Détenu au Japon depuis le 19 novembre dernier et au moins jusqu’au 10 mars prochain pour de sombres affaires de fraude fiscale et d’abus de bien sociaux, Carlos Ghosn a vu les entreprises qu’il dirigeait lui tourner le dos une à une. Dernière en date, Renault, qui, par respect pour le principe de la présomption d’innocence, laissait venir jusqu’alors. La firme au Losange a perdu patience et devrait nommer incessamment un nouveau taulier.
Renault a finalement tourné à son tour la page Carlos Ghosn ! Tandis que les deux autres membres de l’Alliance, Nissan et Mitsubishi, avaient évacué le problème sans états d’âme, peu après le déclenchement, le 19 novembre dernier au Japon, de la procédure judiciaire menée à l’encontre du président de leur conseil d’administration, le constructeur français maintenait sa confiance à son PDG, par respect du principe de la présomption d’innocence. En attendant que la lumière soit faite dans cette affaire judiciaire, Renault avait mis en place une direction provisoire, composée de Thierry Bolloré, jusqu’alors DG adjoint du groupe Renault, et de Phillipe Lagayette, administrateur de diverses entreprises cotées au CAC 40.
Cependant, l’annonce, le 15 janvier dernier, du rejet de la demande de libération sous caution de Carlos Ghosn a mis à mal ce fragile équilibre, a finalement eu raison de la patience et des bons sentiments de l’Etat français. Il faut dire que l’embastillement de l’industriel libano-brésilo-français devrait se prolonger au moins jusqu’au 10 mars prochain.
«L’Etat, comme actionnaire de référence, souhaite la convocation du conseil d’administration de Renault dans les prochains jours», a indiqué, le 16 janvier au micro de la chaîne LCI, le ministre de l’Economie français, Bruno le Maire. Et d’ajouter : «J‘ai toujours indiqué, en rappelant la présomption d’innocence de Carlos Ghosn, que s’il devait être durablement empêché, nous devrions passer à une nouvelle étape. Nous y sommes.

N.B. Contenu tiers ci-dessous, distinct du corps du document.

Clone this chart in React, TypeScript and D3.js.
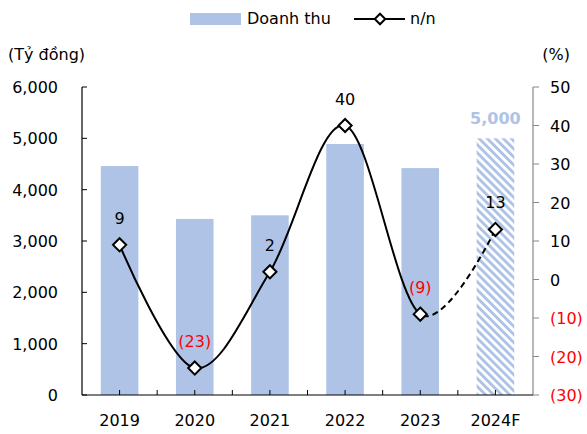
import React from "react";
import * as d3 from "d3";

const years = ["2019", "2020", "2021", "2022", "2023", "2024F"];
const revenue = [4460, 3430, 3500, 4890, 4420, 5000];
const growth = [9, -23, 2, 40, -9, 13];
const leftTicks = [0, 1000, 2000, 3000, 4000, 5000, 6000];
const rightTicks = [-30, -20, -10, 0, 10, 20, 30, 40, 50];

const W = 587, H = 434;
const X0 = 82, X1 = 533, Y0 = 395, Y1 = 87;
const FONT = "DejaVu Sans, Verdana, sans-serif";
const BAR = "#aec3e6";
const RED = "#ff0000";

const fmtPct = (v: number) => (v < 0 ? `(${Math.abs(v)})` : `${v}`);

export default function App() {
  const x = d3.scaleBand<string>().domain(years).range([X0, X1]).paddingInner(0.5).paddingOuter(0.25);
  const step = x.step();
  const cx = (y: string) => (x(y) as number) + x.bandwidth() / 2;
  const yL = d3.scaleLinear().domain([0, 6000]).range([Y0, Y1]);
  const yR = d3.scaleLinear().domain([-30, 50]).range([Y0, Y1]);
  const pts: [number, number][] = years.map((y, i) => [cx(y), yR(growth[i])]);
  const line = d3.line().curve(d3.curveCatmullRom.alpha(0))(pts) as string;
  const xSplit = cx(years[4]);
  const fmtL = d3.format(",");
  const catEdges = d3.range(years.length + 1).map((i) => X0 + i * step);

  return (
    <svg width={W} height={H} style={{ position: "absolute", left: 0, top: 0, fontFamily: FONT }}>
      <defs>
        <pattern id="hatch" patternUnits="userSpaceOnUse" width={5.7} height={5.7} patternTransform="rotate(-45)">
          <rect x={0} y={0} width={2.9} height={5.7} fill={BAR} />
        </pattern>
        <clipPath id="clipSolid">
          <rect x={0} y={0} width={xSplit} height={H} />
        </clipPath>
        <clipPath id="clipDash">
          <rect x={xSplit} y={0} width={W - xSplit} height={H} />
        </clipPath>
      </defs>
      <rect width={W} height={H} fill="#fff" />

      {/* legend */}
      <rect x={190} y={13} width={51} height={12} fill={BAR} />
      <text x={247} y={24} fontSize={16} fill="#000">Doanh thu</text>
      <line x1={354} x2={405} y1={19} y2={19} stroke="#000" strokeWidth={2} />
      <path d={d3.symbol().type(d3.symbolDiamond2).size(70)() as string} transform="translate(380,19)" fill="#fff" stroke="#000" strokeWidth={2} />
      <text x={410} y={24} fontSize={16} fill="#000">n/n</text>

      <text x={8} y={60} fontSize={16} fill="#000">(Tỷ đồng)</text>
      <text x={570} y={60} fontSize={16} fill="#000" textAnchor="end">(%)</text>

      {/* bars */}
      {years.map((y, i) => (
        <rect key={y} x={x(y)} y={yL(revenue[i])} width={x.bandwidth()} height={Y0 - yL(revenue[i])}
          fill={i === years.length - 1 ? "url(#hatch)" : BAR} />
      ))}
      <text x={cx(years[5])} y={yL(revenue[5]) - 14} fontSize={16} fontWeight="bold" fill={BAR} textAnchor="middle">
        {fmtL(revenue[5])}
      </text>

      {/* left axis */}
      <line x1={X0} x2={X0} y1={Y1} y2={Y0} stroke="#000" strokeWidth={1.2} />
      {leftTicks.map((t) => (
        <g key={t}>
          <line x1={X0} x2={X0 + 5} y1={yL(t)} y2={yL(t)} stroke="#000" />
          <text x={58} y={yL(t) + 6} fontSize={16} textAnchor="end" fill="#000">{fmtL(t)}</text>
        </g>
      ))}

      {/* right axis */}
      <line x1={X1} x2={X1} y1={Y1} y2={Y0} stroke="#888" strokeWidth={1.2} />
      {rightTicks.map((t) => (
        <g key={t}>
          <line x1={X1} x2={X1 + 6} y1={yR(t)} y2={yR(t)} stroke="#888" />
          <text x={550} y={yR(t) + 6} fontSize={16} fill={t < 0 ? RED : "#000"}>{fmtPct(t)}</text>
        </g>
      ))}

      {/* bottom axis */}
      <line x1={X0} x2={X1} y1={Y0} y2={Y0} stroke="#000" strokeWidth={1.2} />
      {catEdges.slice(1, -1).map((e, i) => (
        <line key={"e" + i} x1={e} x2={e} y1={Y0} y2={Y0 - 5} stroke="#000" />
      ))}
      {years.map((y) => (
        <g key={y}>
          <line x1={cx(y)} x2={cx(y)} y1={Y0} y2={Y0 - 5} stroke="#000" />
          <text x={cx(y)} y={426} fontSize={16} textAnchor="middle" fill="#000">{y}</text>
        </g>
      ))}

      {/* growth line */}
      <path d={line} fill="none" stroke="#000" strokeWidth={2} clipPath="url(#clipSolid)" />
      <path d={line} fill="none" stroke="#000" strokeWidth={2} strokeDasharray="6,4" clipPath="url(#clipDash)" />
      {pts.map(([px, py], i) => (
        <g key={i}>
          <path d={d3.symbol().type(d3.symbolDiamond2).size(110)() as string} transform={`translate(${px},${py})`}
            fill="#fff" stroke="#000" strokeWidth={2} />
          <text x={px} y={py - 21} fontSize={16} textAnchor="middle" fill={growth[i] < 0 ? RED : "#000"}>
            {fmtPct(growth[i])}
          </text>
        </g>
      ))}
    </svg>
  );
}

Dans cette nouvelle étape, nous avons besoin maintenant d’une nouvelle gouvernance pérenne pour Renault».
Drive the Future… proche
Le lendemain, c’est-à-dire le 17, veille de l’annonce, à Boulogne-Billancourt, des résultats commerciaux de Renault à l’échelle planétaire, la firme réagissait à son tour, dégainant un communiqué succinct aux allures de nécrologie, d’avis de dégé… euh… de décès : «Philippe Lagayette, administrateur référent de Renault, et Patrick Thomas, président du comité des nominations et de la gouvernance, confirment que les organes de gouvernance de Renault travaillent activement à la recherche de la meilleure solution pour la gouvernance future du groupe. […] Le conseil d’administration prendra les décisions qui s’imposent dès que les éléments nécessaires seront réunis».
Comme dirait l’autre, «on s’autorise à penser dans les milieux autorisés» que le dit conseil d’administration sera convoqué et tenu avant la fin de cette semaine, que la direction devrait être confiée à un binôme et que le nouveau patron de Renault sera le candidat de Bercy. Détenant 15% du capital de Renault, mais surtout deux sièges au conseil d’administration, l’Etat est en mesure de dicter ses desiderata. Jean-Dominique Senard, boss actuel de Michelin, est pressenti pour le poste de président, tandis que l’actuel directeur général par intérim, Thierry Bolloré, devrait être confirmé dans ses fonctions.